Below is a listing; write it out exactly and drop any images from it.

* start RAW DATA *

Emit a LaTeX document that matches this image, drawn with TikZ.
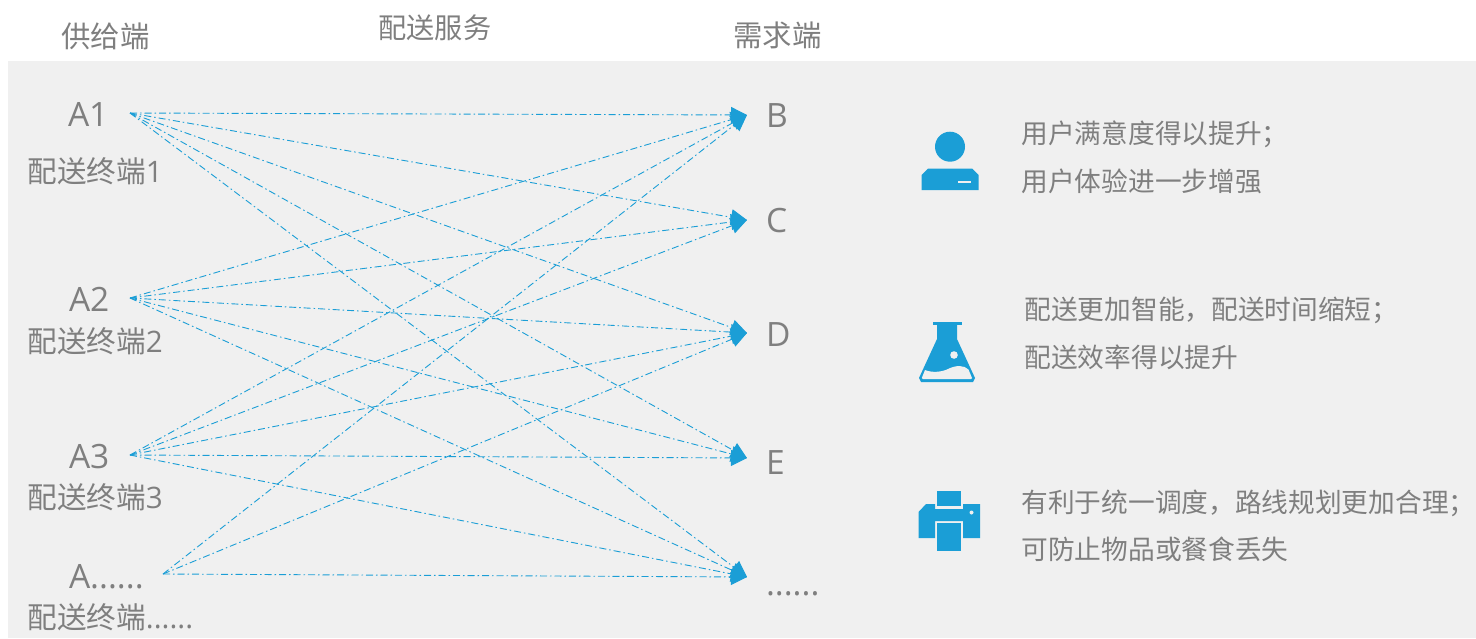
\documentclass[tikz,border=0pt]{standalone}
\usepackage{fontspec}
\setmainfont{Open Sans}
\newfontfamily\cjk{Noto Sans CJK SC}
\usetikzlibrary{arrows.meta}
\definecolor{bgc}{HTML}{F0F0F0}
\definecolor{txt}{HTML}{7F7F7F}
\definecolor{blu}{HTML}{1B9ED6}
\tikzset{
  base/.style={inner sep=0pt,outer sep=0pt,text=txt,anchor=base west},
  head/.style={base,font=\cjk\fontsize{29.4}{29.4}\selectfont},
  headb/.style={base,font=\cjk\fontsize{28.2}{28.2}\selectfont},
  sub/.style={base,font=\fontsize{29.6}{29.6}\selectfont},
  big/.style={base,font=\fontsize{33.5}{33.5}\selectfont},
  desc/.style={base,font=\cjk\fontsize{26.7}{26.7}\selectfont},
  link/.style={blu,line width=0.9pt,dash pattern=on 7pt off 3pt on 1.5pt off 3pt,
    -{Triangle[length=16pt,width=16pt]}},
  icon/.style={fill=blu,draw=none},
}
\begin{document}
\begin{tikzpicture}[x=1pt,y=-1pt]
\useasboundingbox (0,0) rectangle (1476,638);
\fill[bgc] (8,61) rectangle (1476,638);
\node[head] (h1) at (61.5,47) {供给端};
\node[headb] (h2) at (378.5,38) {配送服务};
\node[head] (h3) at (733.5,46) {需求端};
\node[big] (A1) at (68,126) {A1};
\node[big] (A2) at (69,311) {A2};
\node[big] (A3) at (69,468) {A3};
\node[big] (A4) at (69,588) {A......};
\node[sub] (s1) at (27.5,182) {{\cjk 配送终端}1};
\node[sub] (s2) at (27.5,352) {{\cjk 配送终端}2};
\node[sub] (s3) at (27.5,508) {{\cjk 配送终端}3};
\node[sub] (s4) at (27.5,628) {{\cjk 配送终端}......};
\node[big] (B) at (766,127) {B};
\node[big] (C) at (766,232) {C};
\node[big] (D) at (766,346) {D};
\node[big] (E) at (766,474) {E};
\node[big] (F) at (766,595) {......};
\coordinate (a1) at (130,113);
\coordinate (a2) at (130,298);
\coordinate (a3) at (130,455);
\coordinate (a4) at (163,574);
\coordinate (b) at (747,115);
\coordinate (c) at (747,220);
\coordinate (d) at (747,333);
\coordinate (e) at (747,458);
\coordinate (f) at (747,577);
\foreach \s/\t in {a1/b,a1/c,a1/d,a1/e,a1/f,a2/b,a2/c,a2/d,a2/e,a2/f,a3/b,a3/c,a3/d,a3/e,a3/f,a4/b,a4/d,a4/f}
  \draw[link] (\s) -- (\t);
% user icon
\fill[icon] (950,146.7) circle (15);
\fill[icon] (921.5,190) -- (921.5,175) -- (928,168.5) -- (972,168.5) -- (978.5,175) -- (978.5,190) -- cycle;
\fill[bgc] (958,180.5) rectangle (971,182.5);
% flask icon
\fill[icon] (932.5,322) rectangle (961.5,324.5);
\fill[icon] (937,324) -- (957,324) -- (957,339) -- (975,378) -- (973,382) -- (921,382) -- (919,378) -- (937,339) -- cycle;
\fill[bgc] (925,370) .. controls (932,373) and (942,372) .. (948,369) .. controls (956,365) and (964,365) .. (968.5,369.5) -- (972,378) -- (971,379) -- (923,379) -- (921.8,378) -- cycle;
\fill[bgc] (954,355) circle (3.8);
% printer icon
\fill[icon] (937,491) rectangle (961,506);
\fill[icon] (918.5,512) -- (926,504) -- (935,504) -- (935,509) -- (963,509) -- (963,504) -- (980,504) -- (980,538) -- (963,538) -- (963,521) -- (935,521) -- (935,538) -- (918.5,538) -- cycle;
\fill[icon] (937,523) rectangle (961,551);
\fill[bgc] (971.5,512.5) circle (2);
% texts
\node[desc] (t1) at (1021.5,143) {用户满意度得以提升；};
\node[desc] (t2) at (1021.5,191) {用户体验进一步增强};
\node[desc] (t3) at (1024.5,319) {配送更加智能，配送时间缩短；};
\node[desc] (t4) at (1024.5,367) {配送效率得以提升};
\node[desc] (t5) at (1021.5,512) {有利于统一调度，路线规划更加合理；};
\node[desc] (t6) at (1021.5,559) {可防止物品或餐食丢失};
\end{tikzpicture}
\end{document}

* end RAW DATA *

→ **THE ANSWER**
Emit a LaTeX document that matches this image, drawn with TikZ.
\documentclass[tikz,border=0pt]{standalone}
\usepackage{fontspec}
\setmainfont{Open Sans}
\newfontfamily\cjk{Noto Sans CJK SC}
\usetikzlibrary{arrows.meta}
\definecolor{bgc}{HTML}{F0F0F0}
\definecolor{txt}{HTML}{7F7F7F}
\definecolor{blu}{HTML}{1B9ED6}
\tikzset{
  base/.style={inner sep=0pt,outer sep=0pt,text=txt,anchor=base west},
  head/.style={base,font=\cjk\fontsize{29.4}{29.4}\selectfont},
  headb/.style={base,font=\cjk\fontsize{28.2}{28.2}\selectfont},
  sub/.style={base,font=\fontsize{29.6}{29.6}\selectfont},
  big/.style={base,font=\fontsize{33.5}{33.5}\selectfont},
  desc/.style={base,font=\cjk\fontsize{26.7}{26.7}\selectfont},
  link/.style={blu,line width=0.9pt,dash pattern=on 7pt off 3pt on 1.5pt off 3pt,
    -{Triangle[length=16pt,width=16pt]}},
  icon/.style={fill=blu,draw=none},
}
\begin{document}
\begin{tikzpicture}[x=1pt,y=-1pt]
\useasboundingbox (0,0) rectangle (1476,638);
\fill[bgc] (8,61) rectangle (1476,638);
\node[head] (h1) at (61.5,47) {供给端};
\node[headb] (h2) at (378.5,38) {配送服务};
\node[head] (h3) at (733.5,46) {需求端};
\node[big] (A1) at (68,126) {A1};
\node[big] (A2) at (69,311) {A2};
\node[big] (A3) at (69,468) {A3};
\node[big] (A4) at (69,588) {A......};
\node[sub] (s1) at (27.5,182) {{\cjk 配送终端}1};
\node[sub] (s2) at (27.5,352) {{\cjk 配送终端}2};
\node[sub] (s3) at (27.5,508) {{\cjk 配送终端}3};
\node[sub] (s4) at (27.5,628) {{\cjk 配送终端}......};
\node[big] (B) at (766,127) {B};
\node[big] (C) at (766,232) {C};
\node[big] (D) at (766,346) {D};
\node[big] (E) at (766,474) {E};
\node[big] (F) at (766,595) {......};
\coordinate (a1) at (130,113);
\coordinate (a2) at (130,298);
\coordinate (a3) at (130,455);
\coordinate (a4) at (163,574);
\coordinate (b) at (747,115);
\coordinate (c) at (747,220);
\coordinate (d) at (747,333);
\coordinate (e) at (747,458);
\coordinate (f) at (747,577);
\foreach \s/\t in {a1/b,a1/c,a1/d,a1/e,a1/f,a2/b,a2/c,a2/d,a2/e,a2/f,a3/b,a3/c,a3/d,a3/e,a3/f,a4/b,a4/d,a4/f}
  \draw[link] (\s) -- (\t);
% user icon
\fill[icon] (950,146.7) circle (15);
\fill[icon] (921.5,190) -- (921.5,175) -- (928,168.5) -- (972,168.5) -- (978.5,175) -- (978.5,190) -- cycle;
\fill[bgc] (958,180.5) rectangle (971,182.5);
% flask icon
\fill[icon] (932.5,322) rectangle (961.5,324.5);
\fill[icon] (937,324) -- (957,324) -- (957,339) -- (975,378) -- (973,382) -- (921,382) -- (919,378) -- (937,339) -- cycle;
\fill[bgc] (925,370) .. controls (932,373) and (942,372) .. (948,369) .. controls (956,365) and (964,365) .. (968.5,369.5) -- (972,378) -- (971,379) -- (923,379) -- (921.8,378) -- cycle;
\fill[bgc] (954,355) circle (3.8);
% printer icon
\fill[icon] (937,491) rectangle (961,506);
\fill[icon] (918.5,512) -- (926,504) -- (935,504) -- (935,509) -- (963,509) -- (963,504) -- (980,504) -- (980,538) -- (963,538) -- (963,521) -- (935,521) -- (935,538) -- (918.5,538) -- cycle;
\fill[icon] (937,523) rectangle (961,551);
\fill[bgc] (971.5,512.5) circle (2);
% texts
\node[desc] (t1) at (1021.5,143) {用户满意度得以提升；};
\node[desc] (t2) at (1021.5,191) {用户体验进一步增强};
\node[desc] (t3) at (1024.5,319) {配送更加智能，配送时间缩短；};
\node[desc] (t4) at (1024.5,367) {配送效率得以提升};
\node[desc] (t5) at (1021.5,512) {有利于统一调度，路线规划更加合理；};
\node[desc] (t6) at (1021.5,559) {可防止物品或餐食丢失};
\end{tikzpicture}
\end{document}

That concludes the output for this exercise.